The study also found:
· Eighty-two percent of companies have had some form of Board-level discussion on the financial impact of climate change to their business. 73 per cent have Board-level or CEO-level oversight of climate risk.
· Sixty-four percent of companies consider climate change under their Sustainability Agenda, 43 per cent under Corporate Strategy, 43 per cent under Risk Management and 32 per cent under Finance. This shows an improving understanding of the key business functions for assessing climate-related financial risks and opportunities.
· Sixty-one percent of companies have processes in place for identifying, assessing, and managing climate-related risks.
· More than half of the companies (53 per cent) are having active or limited internal discussions to disclose under the TCFD (Task Force on Climate-Related Financial Disclosures) framework.
· Half of the companies have set carbon emissions commitments, while the other half are unsure about the same. Amongst those who have set carbon emissions commitments, slightly less than half (43 per cent) aim to reach net zero carbon emissions by 2032.
In 2021, The Securities and Exchange Board of India (SEBI) have mandated an ESG (Environment, Social and Governance) reporting structure called Business Responsibility and Sustainability Report (BRSR) with effect from FY 2022-23, making it necessary for the top 1000 listed companies to report their sustainability performance. BRSR is benchmarked to global frameworks such as TCFD, GRI (Global Reporting Initiative) and SASB (Sustainability Accounting Standards Board). With the top 1000 listed companies in India obliged to undertake climate financial reporting based on recommendations by BRSR, the state of readiness is varied.
In addition, the study reveals that investors/lenders (75 per cent) and regulators (64 per cent) are the top two audiences of climate-related disclosures for companies. This is due to the increasing need for such disclosures for prudent investment management and for companies to comply with current and anticipated regulations. Respondents have indicated that the key barriers to wide-scale adoption of climate-related disclosure frameworks, especially TCFD, are high costs of assessment, lack of regulatory mandate, insufficient data and standardised metrics, and shortage of inhouse capabilities.
Closely linked to these challenges are areas where companies need support on reporting under TCFD. One in five companies see scenario modeling as a key area where advice and external support is needed. Other key areas of support sought include setting the TCFD format and approach (39 per cent), physical risk assessment (36 per cent) and transition risk assessment (36 per cent).

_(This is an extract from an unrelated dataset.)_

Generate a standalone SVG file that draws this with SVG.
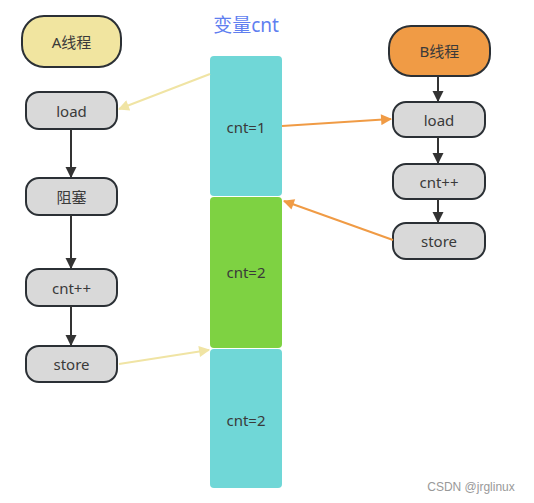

Sustainability, risk management and corporate strategy, closely supported by the finance function, are the business units that often take the lead on climate-related financial risks and opportunities. This highlights the importance of multiple functions working together to assess climate-related transition, physical and liability risks and opportunities, understand their financial impacts and source the required investments to fund actions for an organisation’s climate journey.